------ Data section

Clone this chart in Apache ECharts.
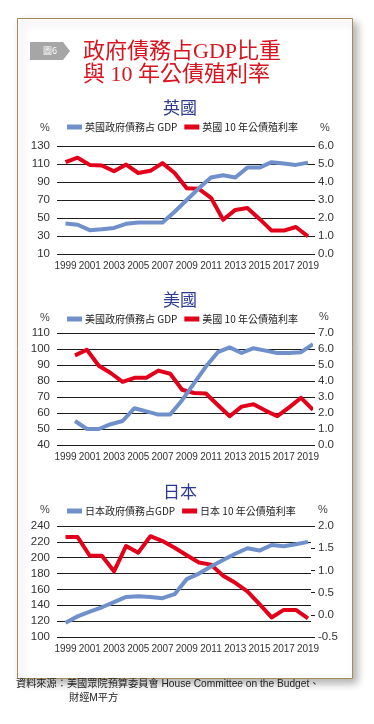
<!DOCTYPE html>
<html><head><meta charset="utf-8">
<script src="https://cdn.jsdelivr.net/npm/echarts@6/dist/echarts.min.js"></script>
<style>html,body{margin:0;padding:0;background:#fff;}#c{width:374px;height:724px;}</style>
</head><body><div id="c"></div>
<script>
// ---------- data ----------
const years = [1999,2000,2001,2002,2003,2004,2005,2006,2007,2008,2009,2010,2011,2012,2013,2014,2015,2016,2017,2018,2019];
const xTickLabels = [1999,2001,2003,2005,2007,2009,2011,2013,2015,2017,2019];

const ukNames = ['英國政府債務占 GDP', '英國 10 年公債殖利率'];
const ukDebt  = [44, 42.5, 36.5, 37.5, 39, 43.5, 45, 45, 45, 57, 70, 83, 95, 97.5, 95, 106, 106, 112, 110.5, 109, 111.5];
const ukYield = [5.1, 5.35, 4.95, 4.92, 4.6, 4.97, 4.5, 4.62, 5.05, 4.5, 3.65, 3.62, 3.12, 1.9, 2.45, 2.55, 1.95, 1.3, 1.3, 1.5, 0.98];
const ukLeftAxis  = [10, 130, 20];
const ukRightAxis = [0, 6, 1];

const usNames = ['美國政府債務占 GDP', '美國 10 年公債殖利率'];
const usDebt  = [55, 50, 50, 53, 55, 63, 61, 59, 59, 68, 78.5, 89, 98, 101, 97.5, 100.5, 99, 97.5, 97.5, 98, 103];
const usYield = [5.6, 5.95, 4.95, 4.5, 3.95, 4.2, 4.2, 4.65, 4.45, 3.45, 3.25, 3.22, 2.5, 1.8, 2.4, 2.55, 2.15, 1.8, 2.35, 2.95, 2.2];
const usLeftAxis  = [40, 110, 10];
const usRightAxis = [0, 7, 1];

const jpNames = ['日本政府債務占GDP', '日本 10 年公債殖利率'];
const jpDebt  = [118, 126, 132, 137.5, 144, 150.5, 151.5, 150.5, 149, 154, 173, 180, 189, 197, 205, 212, 209, 216, 214.5, 217, 220];
const jpYield = [1.75, 1.75, 1.33, 1.33, 0.98, 1.55, 1.4, 1.77, 1.66, 1.51, 1.34, 1.18, 1.13, 0.88, 0.72, 0.53, 0.24, -0.06, 0.11, 0.11, -0.08];
const jpLeftAxis  = [100, 240, 20];
const jpRightAxis = [-0.5, 2.0, 0.5];

const subTitles = ['英國', '美國', '日本'];
const titleLines = ['政府債務占GDP比重', '與 10 年公債殖利率'];
const sourceLines = ['資料來源：美國眾院預算委員會 House Committee on the Budget、', '財經M平方'];

// ---------- styling ----------
const BLUE = '#7090cc', RED = '#e2001a', GRID = '#1e1e1e', TXT = '#333';
const GL = 57, GR = 311;
function hasFont(name){
  const c = document.createElement('canvas').getContext('2d');
  c.font = '40px monospace'; const a = c.measureText('1999abc').width;
  c.font = '40px "' + name + '", monospace'; const b = c.measureText('1999abc').width;
  return a !== b;
}
const xFont = hasFont('Liberation Sans Narrow') ? '"Liberation Sans Narrow"' : '"Liberation Sans"';
const xFontSize = hasFont('Liberation Sans Narrow') ? 11 : 10;
const sans = '"Liberation Sans","Noto Sans CJK TC",sans-serif';
const cjk = '"Noto Sans CJK TC","Liberation Sans",sans-serif';

function xRange(p0, p1){
  const n = years.length - 1;
  const step = (p1 - p0) / n;
  return { min: years[0] - (p0 - GL) / step, max: years[n] + (GR - p1) / step };
}
const lblRange = xRange(65.5, 308);
const usDataRange = xRange(75, 313);

const pairs = arr => years.map((y, i) => [y, arr[i]]);

function xAxisLabeled(gridIndex, r){
  return {
    type: 'value', gridIndex, min: r.min, max: r.max,
    axisLine: {show: false}, axisTick: {show: false}, splitLine: {show: false},
    axisLabel: {customValues: xTickLabels, formatter: v => String(v), margin: 7,
      fontSize: xFontSize, fontFamily: xFont, color: TXT}
  };
}
function leftY(gridIndex, a){
  return {
    type: 'value', gridIndex, min: a[0], max: a[1], interval: a[2], position: 'left',
    axisLine: {show: false}, axisTick: {show: false},
    splitLine: {show: true, lineStyle: {color: GRID, width: 1}},
    axisLabel: {margin: 7, fontSize: 11.5, fontFamily: sans, color: TXT}
  };
}
function rightY(gridIndex, a){
  return {
    type: 'value', gridIndex, min: a[0], max: a[1], interval: a[2], position: 'right',
    axisLine: {show: false},
    axisTick: {show: true, length: 4, lineStyle: {color: GRID, width: 1}},
    splitLine: {show: false},
    axisLabel: {margin: 7, fontSize: 11.5, fontFamily: sans, color: TXT, formatter: v => v.toFixed(1)}
  };
}
function line(name, data, color, xi, yi, z){
  return {
    type: 'line', name, data: pairs(data), xAxisIndex: xi, yAxisIndex: yi,
    symbol: 'none', showSymbol: false, clip: false, z,
    lineStyle: {color, width: 4, cap: 'butt', join: 'round'},
    itemStyle: {color}
  };
}
function legend(names, top){
  return {
    data: names, top, left: 67, icon: 'rect', itemWidth: 15, itemHeight: 5,
    itemGap: 7, selectedMode: false, padding: 0,
    textStyle: {fontSize: 10, fontFamily: cjk, color: '#222', padding: [0,0,0,-2]}
  };
}
function txt(text, x, y, size, color, family, align, extra){
  return {type: 'text', x, y, silent: true, z: 10,
    style: Object.assign({text, fontSize: size, fill: color, fontFamily: family,
      align: align || 'left', verticalAlign: 'middle'}, extra || {})};
}

const option = {
  animation: false,
  backgroundColor: '#fff',
  grid: [
    {left: GL, width: GR - GL, top: 146, height: 108},
    {left: GL, width: GR - GL, top: 333, height: 112},
    {left: GL, width: GR - GL, top: 526, height: 111}
  ],
  xAxis: [
    xAxisLabeled(0, lblRange),
    xAxisLabeled(1, lblRange),
    Object.assign(xAxisLabeled(1, usDataRange), {show: false}),
    xAxisLabeled(2, lblRange)
  ],
  yAxis: [
    leftY(0, ukLeftAxis), rightY(0, ukRightAxis),
    leftY(1, usLeftAxis), rightY(1, usRightAxis),
    leftY(2, jpLeftAxis), rightY(2, jpRightAxis)
  ],
  legend: [legend(ukNames, 122), legend(usNames, 314), legend(jpNames, 506)],
  series: [
    line(ukNames[1], ukYield, RED, 0, 1, 2),
    line(ukNames[0], ukDebt, BLUE, 0, 0, 3),
    line(usNames[1], usYield, RED, 2, 3, 2),
    line(usNames[0], usDebt, BLUE, 2, 2, 3),
    line(jpNames[1], jpYield, RED, 3, 5, 2),
    line(jpNames[0], jpDebt, BLUE, 3, 4, 3)
  ],
  graphic: [
    {type: 'rect', z: -10, silent: true,
      shape: {x: 17.5, y: 18.5, width: 335, height: 660},
      style: {fill: '#fff', stroke: '#a88b5c', lineWidth: 1,
        shadowBlur: 8, shadowColor: 'rgba(0,0,0,0.3)', shadowOffsetX: 4, shadowOffsetY: 4}},
    {type: 'polygon', z: 5, silent: true,
      shape: {points: [[30,42],[63,42],[70,51],[63,60],[30,60]]},
      style: {fill: '#a6a6a6'}},
    txt('圖6', 50, 51, 9, '#fff', cjk, 'center'),
    txt(titleLines[0], 83, 52, 22, '#d6151f', '"Liberation Serif","Noto Sans CJK TC",serif'),
    txt(titleLines[1], 83, 75.5, 22, '#d6151f', '"Liberation Serif","Noto Sans CJK TC",serif'),
    txt(subTitles[0], 180, 108, 17, '#2b3a8f', cjk, 'center'),
    txt(subTitles[1], 180, 300, 17, '#2b3a8f', cjk, 'center'),
    txt(subTitles[2], 180, 492, 17, '#2b3a8f', cjk, 'center'),
    txt('%', 45, 128, 11, '#444', sans, 'center'),
    txt('%', 325, 128, 11, '#444', sans, 'center'),
    txt('%', 45, 318, 11, '#444', sans, 'center'),
    txt('%', 324, 317, 11, '#444', sans, 'center'),
    txt('%', 45, 510, 11, '#444', sans, 'center'),
    txt('%', 323, 510, 11, '#444', sans, 'center'),
    txt(sourceLines[0], 16, 684, 10.2, '#222', sans),
    txt(sourceLines[1], 69, 698, 10.2, '#222', sans)
  ]
};
const chart = echarts.init(document.getElementById('c'));
chart.setOption(option);
</script>
</body></html>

------------

# [Task statement]
The lines from the start of the data through the line that contains "const usRightAxis = [0, 7, 1];" are to be returned exactly, please, with both ends included and every picture left out.

# [Response]
Clone this chart in Apache ECharts.
<!DOCTYPE html>
<html><head><meta charset="utf-8">
<script src="https://cdn.jsdelivr.net/npm/echarts@6/dist/echarts.min.js"></script>
<style>html,body{margin:0;padding:0;background:#fff;}#c{width:374px;height:724px;}</style>
</head><body><div id="c"></div>
<script>
// ---------- data ----------
const years = [1999,2000,2001,2002,2003,2004,2005,2006,2007,2008,2009,2010,2011,2012,2013,2014,2015,2016,2017,2018,2019];
const xTickLabels = [1999,2001,2003,2005,2007,2009,2011,2013,2015,2017,2019];

const ukNames = ['英國政府債務占 GDP', '英國 10 年公債殖利率'];
const ukDebt  = [44, 42.5, 36.5, 37.5, 39, 43.5, 45, 45, 45, 57, 70, 83, 95, 97.5, 95, 106, 106, 112, 110.5, 109, 111.5];
const ukYield = [5.1, 5.35, 4.95, 4.92, 4.6, 4.97, 4.5, 4.62, 5.05, 4.5, 3.65, 3.62, 3.12, 1.9, 2.45, 2.55, 1.95, 1.3, 1.3, 1.5, 0.98];
const ukLeftAxis  = [10, 130, 20];
const ukRightAxis = [0, 6, 1];

const usNames = ['美國政府債務占 GDP', '美國 10 年公債殖利率'];
const usDebt  = [55, 50, 50, 53, 55, 63, 61, 59, 59, 68, 78.5, 89, 98, 101, 97.5, 100.5, 99, 97.5, 97.5, 98, 103];
const usYield = [5.6, 5.95, 4.95, 4.5, 3.95, 4.2, 4.2, 4.65, 4.45, 3.45, 3.25, 3.22, 2.5, 1.8, 2.4, 2.55, 2.15, 1.8, 2.35, 2.95, 2.2];
const usLeftAxis  = [40, 110, 10];
const usRightAxis = [0, 7, 1];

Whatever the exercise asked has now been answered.